SEO Metrics Comparison Table
| Metric | What It Measures | Primary Tool | Business Impact |
|---|---|---|---|
| Organic Traffic | Unpaid search visitors | GA4 + Search Console | High |
| Keyword Rankings | Position for target queries | Ahrefs / Semrush | Medium |
| Click-Through Rate | Clicks per impression | Search Console | Medium |
| Organic Conversions | Visitors who complete goals | GA4 | Very High |
| Core Web Vitals | Page experience quality | PageSpeed Insights | High |
| Backlinks | Referring domain authority | Ahrefs / Semrush | High |
| Indexation | Pages crawled and indexed | Search Console | Critical |
Key Takeaways
- Organic search drives roughly 53% of all website traffic, making SEO measurement essential rather than optional.
- Focus on organic conversions and conversion rate, since traffic that does not convert is a cost, not an asset.

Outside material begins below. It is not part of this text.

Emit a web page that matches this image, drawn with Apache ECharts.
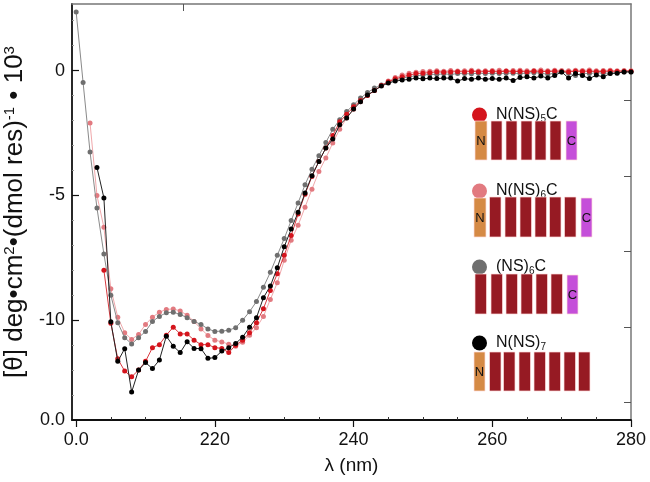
<!DOCTYPE html>
<html><head><meta charset="utf-8">
<script src="https://cdn.jsdelivr.net/npm/echarts@6/dist/echarts.min.js"></script>
<style>html,body{margin:0;padding:0;background:#fff}#c{width:650px;height:482px}</style>
</head><body><div id="c"></div>
<script>
const wavelengths = [200,201,202,203,204,205,206,207,208,209,210,211,212,213,214,215,216,217,218,219,220,221,222,223,224,225,226,227,228,229,230,231,232,233,234,235,236,237,238,239,240,241,242,243,244,245,246,247,248,249,250,251,252,253,254,255,256,257,258,259,260,261,262,263,264,265,266,267,268,269,270,271,272,273,274,275,276,277,278,279,280];

const nns5c = [null,null,null,null,-8.0,-10.12,-11.55,-12.04,-12.27,-12.0,-11.65,-11.1,-10.98,-10.6,-10.28,-10.55,-10.55,-10.8,-10.98,-10.98,-11.1,-11.13,-11.3,-11.0,-10.8,-10.5,-10.1,-9.54,-8.81,-8.14,-7.4,-6.61,-5.75,-4.95,-4.24,-3.64,-3.1,-2.6,-2.05,-1.75,-1.45,-1.2,-1.0,-0.8,-0.6,-0.45,-0.33,-0.25,-0.18,-0.12,-0.1,-0.08,-0.05,-0.06,-0.05,-0.04,-0.05,-0.03,-0.05,-0.04,-0.03,-0.05,-0.02,-0.04,-0.03,-0.05,-0.02,-0.03,-0.04,-0.02,-0.03,-0.05,-0.02,-0.03,-0.02,-0.04,-0.03,-0.02,-0.03,-0.02,-0.02];

const nns6c = [null,null,-2.1,-5.0,-6.28,-8.74,-9.88,-10.5,-10.77,-10.57,-10.17,-9.88,-9.68,-9.57,-9.55,-9.63,-9.8,-10.05,-10.35,-10.61,-10.8,-10.87,-10.96,-11.04,-10.88,-10.6,-10.3,-9.85,-9.17,-8.5,-7.6,-6.8,-6.2,-5.47,-4.75,-4.04,-3.5,-2.9,-2.35,-1.9,-1.55,-1.25,-1.0,-0.8,-0.6,-0.42,-0.28,-0.18,-0.1,-0.06,-0.03,-0.02,0.0,-0.02,0.01,-0.01,0.0,0.02,-0.01,0.0,0.01,0.02,0.0,0.01,0.02,0.0,0.01,0.03,0.0,0.02,0.01,0.0,0.02,0.01,0.03,0.0,0.01,0.02,0.0,0.01,0.0];

const ns6c = [2.35,-0.48,-3.26,-5.5,-7.35,-9.0,-10.1,-10.7,-10.95,-10.7,-10.45,-10.05,-9.85,-9.7,-9.68,-9.77,-9.9,-10.05,-10.17,-10.35,-10.45,-10.44,-10.4,-10.3,-10.0,-9.66,-9.25,-8.68,-8.08,-7.4,-6.73,-6.01,-5.3,-4.57,-3.95,-3.41,-2.88,-2.35,-1.97,-1.64,-1.37,-1.1,-0.88,-0.7,-0.58,-0.47,-0.37,-0.3,-0.25,-0.2,-0.18,-0.15,-0.15,-0.13,-0.15,-0.12,-0.12,-0.13,-0.1,-0.12,-0.1,-0.12,-0.1,-0.1,-0.12,-0.1,-0.08,-0.1,-0.15,-0.1,-0.05,-0.1,-0.2,-0.1,-0.12,-0.08,-0.1,-0.1,-0.08,-0.05,-0.05];

const nns7 = [null,null,null,-3.88,-5.1,-10.06,-11.65,-11.14,-12.88,-12.0,-11.7,-11.94,-11.6,-10.64,-11.04,-11.3,-10.86,-11.13,-11.14,-11.53,-11.5,-11.24,-11.1,-10.93,-10.68,-10.28,-9.9,-9.1,-8.63,-7.9,-7.06,-6.35,-5.68,-4.9,-4.21,-3.64,-3.1,-2.74,-2.17,-1.9,-1.54,-1.25,-0.98,-0.8,-0.62,-0.5,-0.42,-0.38,-0.35,-0.3,-0.33,-0.3,-0.32,-0.3,-0.3,-0.42,-0.32,-0.35,-0.3,-0.35,-0.32,-0.35,-0.3,-0.4,-0.28,-0.25,-0.3,-0.22,-0.3,-0.2,-0.05,-0.3,-0.12,-0.2,-0.32,-0.18,-0.25,-0.12,-0.1,-0.05,-0.05];

const seriesNames = ['N(NS)5C','N(NS)6C','(NS)6C','N(NS)7'];
const legendLabels = ['N(NS){sub|5}C','N(NS){sub|6}C','(NS){sub|6}C','N(NS){sub|7}'];
const xTickValues = [200,220,240,260,280];
const xTickLabels = ['0.0','220','240','260','280'];
const xMinorTicks = [205,210,215,225,230,235,245,250,255,265,270,275];
const yTickValues = [-14,-10,-5,0];
const yTickLabels = ['0.0','-10','-5','0'];
const yMinorTicks = [-13,-12,-11,-9,-8,-7,-6,-4,-3,-2,-1,1,2];
const rightTicks = [-1.17,-4.22,-7.25,-10.3,-13.3];
const topTicks = [215.5];

const FONT = "'Liberation Sans', Arial, Helvetica, sans-serif";
const pairs = arr => wavelengths.map((w,i)=>[w,arr[i]]).filter(p=>p[1]!==null);

const seriesStyle = [
  {data:nns6c, name:seriesNames[1], color:'#e27a80', line:'#f0a8ab', z:2},
  {data:ns6c,  name:seriesNames[2], color:'#6f6f6f', line:'#8a8a8a', z:3},
  {data:nns5c, name:seriesNames[0], color:'#d4141c', line:'#d83a40', z:4},
  {data:nns7,  name:seriesNames[3], color:'#000000', line:'#222222', z:5}
];

const ORANGE='#d58a45', DRED='#961a23', PURPLE='#c54fd9';
function blk(x,y,w,h,fill){return {type:'rect',shape:{x:x,y:y,width:w,height:h},style:{fill:fill,stroke:'rgba(255,220,220,0.7)',lineWidth:1},z:10};}
function lbl(x,y,t){return {type:'text',x:x,y:y,style:{text:t,font:"13px "+FONT,fill:'#111',align:'center',verticalAlign:'middle'},z:11};}
const g = [];
g.push(blk(475,121,12,39,ORANGE)); g.push(lbl(481,141,'N'));
[491,506,521,535,550].forEach(x=>g.push(blk(x,121,11,39,DRED)));
g.push(blk(566,121,11,39,PURPLE)); g.push(lbl(571.5,141,'C'));
g.push(blk(474,198,12,39,ORANGE)); g.push(lbl(480,218,'N'));
[489.5,505,520,535,549.5,564.5].forEach(x=>g.push(blk(x,197,11.5,40,DRED)));
g.push(blk(581,198,11,39,PURPLE)); g.push(lbl(586.5,218,'C'));
[475,491,506,521,536,551].forEach(x=>g.push(blk(x,274,11.5,40,DRED)));
g.push(blk(567,275,11,39,PURPLE)); g.push(lbl(572.5,295,'C'));
g.push(blk(474,352,11,39,ORANGE)); g.push(lbl(479.5,372,'N'));
[489.5,503.5,519,534,549,564,578.5].forEach(x=>g.push(blk(x,352,11.5,39,DRED)));

const chart = echarts.init(document.getElementById('c'), null, {renderer:'canvas'});
chart.setOption({
  animation:false,
  backgroundColor:'#fff',
  textStyle:{fontFamily:FONT},
  grid:{left:72,right:19,top:4,bottom:62,containLabel:false,outerBoundsMode:'none'},
  legend:{
    orient:'vertical', left:467, top:101, icon:'circle', itemWidth:15, itemHeight:15, itemGap:58,
    data:seriesNames,
    formatter:n=>legendLabels[seriesNames.indexOf(n)],
    textStyle:{fontFamily:FONT,fontSize:16,color:'#111',lineHeight:18,padding:[0,0,0,4],
      rich:{sub:{fontFamily:FONT,fontSize:10,lineHeight:10,verticalAlign:'bottom'}}},
    selectedMode:false
  },
  xAxis:[
    {type:'value',min:199.4,max:280,position:'bottom',
     name:'λ (nm)',nameLocation:'middle',nameGap:36,nameTextStyle:{fontFamily:FONT,fontSize:19,color:'#111'},
     axisLine:{onZero:false,lineStyle:{color:'#111',width:1.8}},
     axisTick:{show:true,customValues:xTickValues,length:7,inside:false,lineStyle:{color:'#111',width:1.2}},
     axisLabel:{customValues:xTickValues,formatter:v=>xTickLabels[xTickValues.indexOf(v)],fontFamily:FONT,fontSize:18,color:'#111',margin:11},
     splitLine:{show:false}},
    {type:'value',min:199.4,max:280,position:'bottom',
     axisLine:{show:false,onZero:false},
     axisTick:{show:true,customValues:xMinorTicks,length:3,inside:true,lineStyle:{color:'#333',width:1}},
     axisLabel:{show:false},splitLine:{show:false}},
    {type:'value',min:199.4,max:280,position:'top',
     axisLine:{onZero:false,lineStyle:{color:'#777',width:1.5}},
     axisTick:{show:true,customValues:topTicks,length:7,inside:true,lineStyle:{color:'#555',width:1}},
     axisLabel:{show:false},splitLine:{show:false}}
  ],
  yAxis:[
    {type:'value',min:-14,max:2.67,position:'left',
     name:'[θ] deg•cm{sup|2}•(dmol res){sup|-1} • 10{sup|3}',nameLocation:'middle',nameGap:37,
     nameTextStyle:{fontFamily:FONT,fontSize:26,color:'#111',
       rich:{sup:{fontFamily:FONT,fontSize:15,verticalAlign:'top',padding:[0,0,10,0]}}},
     axisLine:{onZero:false,lineStyle:{color:'#111',width:1.8}},
     axisTick:{show:true,customValues:[-10,-5,0],length:7,inside:true,lineStyle:{color:'#111',width:1.2}},
     axisLabel:{customValues:yTickValues,formatter:v=>yTickLabels[yTickValues.indexOf(v)],fontFamily:FONT,fontSize:18,color:'#111',margin:7},
     splitLine:{show:false}},
    {type:'value',min:-14,max:2.67,position:'left',
     axisLine:{show:false,onZero:false},
     axisTick:{show:true,customValues:yMinorTicks,length:2,inside:true,lineStyle:{color:'#999',width:1}},
     axisLabel:{show:false},splitLine:{show:false}},
    {type:'value',min:-14,max:2.67,position:'right',
     axisLine:{onZero:false,lineStyle:{color:'#777',width:1.5}},
     axisTick:{show:true,customValues:rightTicks,length:7,inside:true,lineStyle:{color:'#555',width:1}},
     axisLabel:{show:false},splitLine:{show:false}}
  ],
  graphic:g,
  series:seriesStyle.map(s=>({
    type:'line',name:s.name,xAxisIndex:0,yAxisIndex:0,data:pairs(s.data),
    symbol:'circle',symbolSize:5,showSymbol:true,z:s.z,
    itemStyle:{color:s.color},lineStyle:{color:s.line,width:1},
    emphasis:{disabled:true}
  }))
});
</script></body></html>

- Track referring domains and their authority instead of raw backlink counts, because quality outperforms quantity.
- Core Web Vitals matter for revenue: 53% of mobile visits are abandoned when a page takes over three seconds to load.
- Crawl health and indexation are foundational; if Google cannot index your pages, no other metric can save you.
Frequently Asked Questions (FAQ)
What is the most important SEO metric to track?
Organic conversion rate is the most important metric because it connects search visibility to revenue. Traffic and rankings matter, but they only create value when visitors complete goals. Track conversions in GA4, attribute them to organic search, and optimize the pages and keywords that produce them.
How often should I check my SEO metrics?
Review core metrics monthly for trends and check technical health, like indexation and Core Web Vitals, every two weeks. Rankings can be monitored weekly for priority keywords. Avoid daily checking, since search results fluctuate naturally and daily noise leads to reactive decisions rather than strategic ones.
What tools do I need to measure SEO metrics?
Google Search Console and Google Analytics 4 are free and cover traffic, rankings, CTR, conversions, and Core Web Vitals. For backlinks and competitor analysis, add Ahrefs or Semrush. These three tools together give you complete coverage of every metric that matters for most websites.
Do keyword rankings still matter in 2026?
Yes, but visibility share across keyword clusters matters more than single keyword positions. Google personalizes results, so average position is a trend signal rather than an exact truth. Focus on ranking for topic clusters that build authority and target keywords with genuine commercial intent behind them.
How do Core Web Vitals affect SEO rankings?
Core Web Vitals are a ranking factor and a tie-breaker between pages of similar quality. They measure loading speed, responsiveness, and visual stability using real user data. Poor scores increase bounce rates and hurt both rankings and conversions, so meeting the "Good" threshold on all three is worthwhile.
Final Thoughts
Measuring SEO is not about collecting the most data. It is about tracking the few metrics that reveal whether your site is visible, trusted, fast, and profitable. Start with organic conversions, protect your technical foundation, and let every other metric feed into clear decisions. Do that consistently, and your reporting stops being a chore and starts driving real, compounding growth.